Die Probleme Großbritanniens gehen weit über den Energiesektor hinaus. Die Panik auf dem Markt für Staatsanleihen am 29. September zeigt dies. Die Bank of England kündigte plötzlich an, ihre Anleihen zu kaufen, um den Zusammenbruch der Rentenfonds und des gesamten Finanzsystems zu verhindern. Und am 12. Oktober kam es trotz des früheren Programms zur quantitativen Lockerung» (QE) zu einem Rückschlag an den Märkten. Die britische Aufsichtsbehörde für Pensionsfonds forderte die Bank of England entsetzt auf, weitere Maßnahmen zur Stabilisierung des Anleihemarktes zu ergreifen und das Notfall-QE bis mindestens 31. Oktober zu verlängern. Der britische Finanzsektor steht am Rande des Abgrunds und es ist nicht klar, ob er die kommenden Monate überleben wird.

Zusätzlich zu den Energie-, Industrie-, Finanz- und anderen Problemen sieht sich Großbritannien aufgrund von Missernten, Dürre und Bränden (einschließlich Waldbränden, die weite Teile des Ackerlandes vernichtet haben) mit einer Nahrungsmittelknappheit konfrontiert.
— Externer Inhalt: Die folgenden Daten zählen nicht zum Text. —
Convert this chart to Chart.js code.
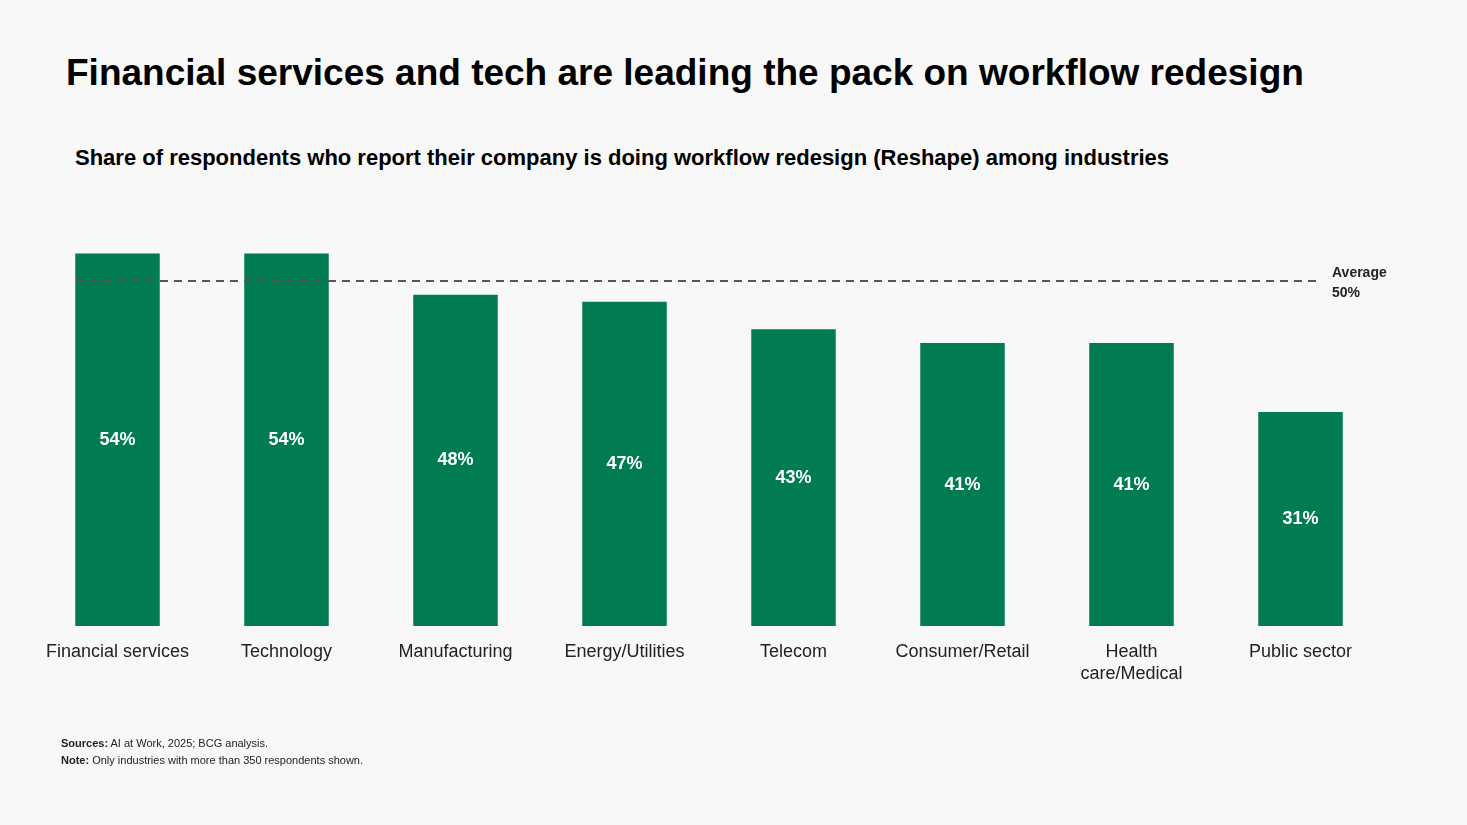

Die Bewässerungskapazität nimmt aufgrund der sich rasch erschöpfenden Reservoirs ab. Bereits im August wurde geschätzt, dass die Hälfte der Kartoffelernte wegen mangelnder Bewässerung ausfallen wird. Selbst trockenheitstolerante Kulturen wie Mais werden davon betroffen sein. Die Ernteverluste liegen insgesamt bei 10-50 %, darunter Karotten, Zwiebeln, Zuckerrüben, Äpfel und Hopfen. Aufgrund des Futtermangels für Kühe ist die Milcherzeugung im Lande zurückgegangen.

Die «interessanten Zeiten», in die Großbritannien eintritt, bringen viele Probleme mit sich. Auch der Separatismus nimmt im Lande zu (Schottland will sich abspalten). Anstatt die Probleme zu lösen, wollen die Behörden die Militärausgaben noch weiter erhöhen — um mindestens 52 Milliarden Pfund. Bis 2030 werden etwa 100 Milliarden Pfund für diesen Ausgabenposten ausgegeben (3 % des BIP des Landes). All dies wird durch Geschichten über eine «russische Aggression» vertuscht.

Die Bewegungen «Don`t Pay UK» und «Enough is Enough» bereiten sich unterdessen darauf vor, ihre Proteste fortzusetzen, bis die Regierung die Steuersenkungen für die Reichen stoppt und die Energiepreise auf das Niveau von vor dem Frühjahr 2021 zurückkehren.